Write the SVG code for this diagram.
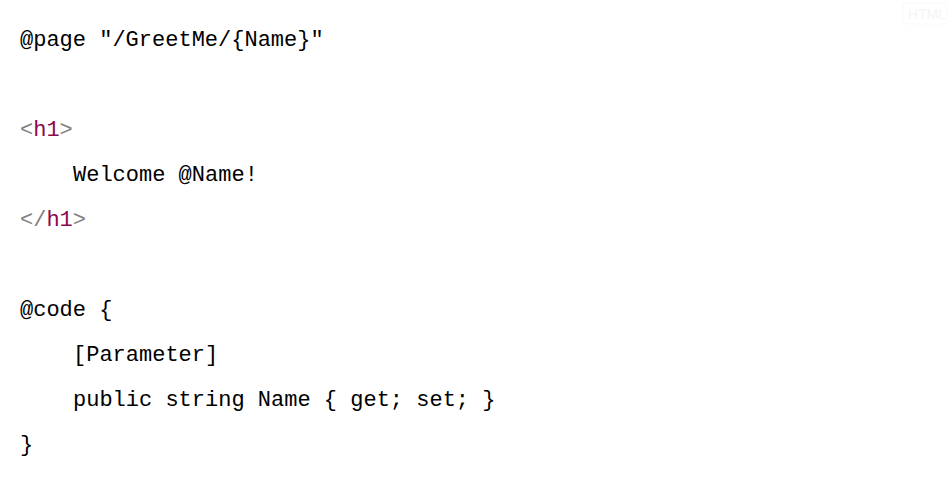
<svg xmlns="http://www.w3.org/2000/svg" width="951" height="479" viewBox="0 0 951 479">
<style>
text{font-family:"Liberation Mono","DejaVu Sans Mono",monospace;font-size:22px;fill:#000;white-space:pre}
.p{fill:#808080}
.t{fill:#8b0a50}
</style>
<rect width="951" height="479" fill="#fff"/>
<g id="badge"><rect x="903" y="3" width="44" height="21" rx="4" fill="none" stroke="#f9f9f9"/><text x="908" y="19" style="font-family:'Liberation Sans',sans-serif;font-size:14px;fill:#f5f5f5">HTML</text></g>
<g id="code">
<text x="20" y="46">@page "/GreetMe/{Name}"</text>
<text x="20" y="136"><tspan class="p">&lt;</tspan><tspan class="t">h1</tspan><tspan class="p">&gt;</tspan></text>
<text x="73" y="181">Welcome @Name!</text>
<text x="20" y="226"><tspan class="p">&lt;/</tspan><tspan class="t">h1</tspan><tspan class="p">&gt;</tspan></text>
<text x="20" y="316">@code {</text>
<text x="73" y="361">[Parameter]</text>
<text x="73" y="406">public string Name { get; set; }</text>
<text x="20" y="451">}</text>
</g>
</svg>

● Requirements:
The data above should be repeated exactly, minus any pictures.

● Reply:
Write the SVG code for this diagram.
<svg xmlns="http://www.w3.org/2000/svg" width="951" height="479" viewBox="0 0 951 479">
<style>
text{font-family:"Liberation Mono","DejaVu Sans Mono",monospace;font-size:22px;fill:#000;white-space:pre}
.p{fill:#808080}
.t{fill:#8b0a50}
</style>
<rect width="951" height="479" fill="#fff"/>
<g id="badge"><rect x="903" y="3" width="44" height="21" rx="4" fill="none" stroke="#f9f9f9"/><text x="908" y="19" style="font-family:'Liberation Sans',sans-serif;font-size:14px;fill:#f5f5f5">HTML</text></g>
<g id="code">
<text x="20" y="46">@page "/GreetMe/{Name}"</text>
<text x="20" y="136"><tspan class="p">&lt;</tspan><tspan class="t">h1</tspan><tspan class="p">&gt;</tspan></text>
<text x="73" y="181">Welcome @Name!</text>
<text x="20" y="226"><tspan class="p">&lt;/</tspan><tspan class="t">h1</tspan><tspan class="p">&gt;</tspan></text>
<text x="20" y="316">@code {</text>
<text x="73" y="361">[Parameter]</text>
<text x="73" y="406">public string Name { get; set; }</text>
<text x="20" y="451">}</text>
</g>
</svg>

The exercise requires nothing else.